Eine Frage der Organisation
Was aber macht eine familienfreundliche Personalpolitik aus? In erster Linie sind es organisatorische Maßnahmen, die Mitarbeiter zu schätzen wissen. Eine flexible Arbeitszeitgestaltung beispielsweise kann Konflikte zwischen beruflichen und privaten Pflichten bereits im Vorfeld abschwächen oder sogar vermeiden.

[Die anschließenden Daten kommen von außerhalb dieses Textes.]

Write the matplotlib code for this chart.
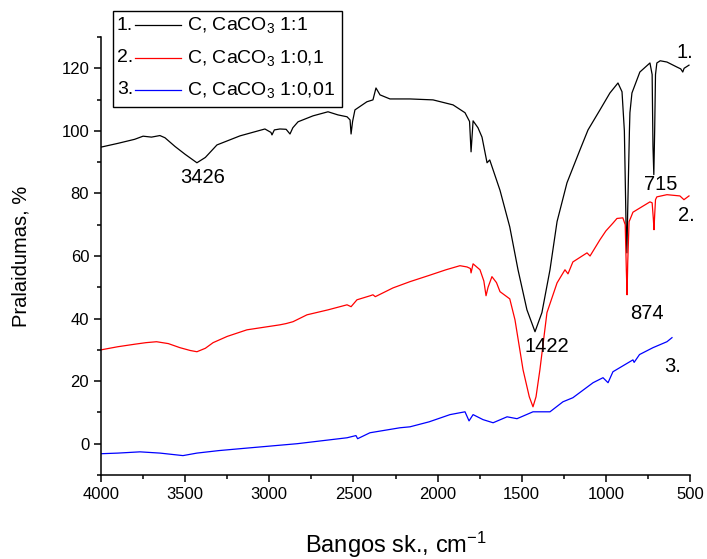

Auch Thorsten Jungwirth, stellvertretender Pressesprecher der Nürnberger Entrium Direct Bankers AG (vormals: QuelleBank), bei der man die Vorteile einer familienfreundlichen Personalarbeit bereits bei der Gründung im Jahr 1990 erkannt hatte, hält diesen Punkt für wesentlich. Wünschen nach Arbeitszeitveränderung tritt man hier offen, bereitwillig und unbürokratisch entgegen und erfüllt diese schnellstmöglich, wo dies eben geht. Der Bereich der Telearbeit sei zur Zeit der Gründung von Entrium im Jahre 1990 wenig verbreitet gewesen. „Klar war damals allerdings schon, dass nur motivierte Mitarbeiter und Mitarbeiterinnen diesen facettenreichen Beruf, der darüber hinaus ein Höchstmaß an Konzentration erfordert, über eine längere Zeit würden ausüben können.“ Aus diesem Grund habe man bei Entrium von Anfang an Wert darauf gelegt, die individuelle Arbeitszeit zusammen mit den Mitarbeitern festzulegen, um deren private Situation bestmöglich mit zu bedenken. „Gerade für Mitarbeiter und Mitarbeiterinnen mit Kindern ist dies ein immens wichtiger Punkt“, so Jungwirth.

Auch ein flexibler Arbeitsort kann viel Stress aus dem Spannungsfeld zwischen Beruf und Familie nehmen. Dabei muss es nicht Telearbeit in ihrer Reinform sein. Oft reicht es schon aus, wenn Mitarbeiter gelegentlich bestimmte Aufgaben auch von zuhause aus erledigen können. Von Vorteil ist es, wenn Arbeitsabläufe und Arbeitsinhalte so gestaltet werden, dass Mitarbeiter sich gegenseitig vertreten können. Im Bedarfsfall kann man sich dann unbürokratisch untereinander absprechen und z.B. Schichten tauschen oder für einen Kollegen einspringen.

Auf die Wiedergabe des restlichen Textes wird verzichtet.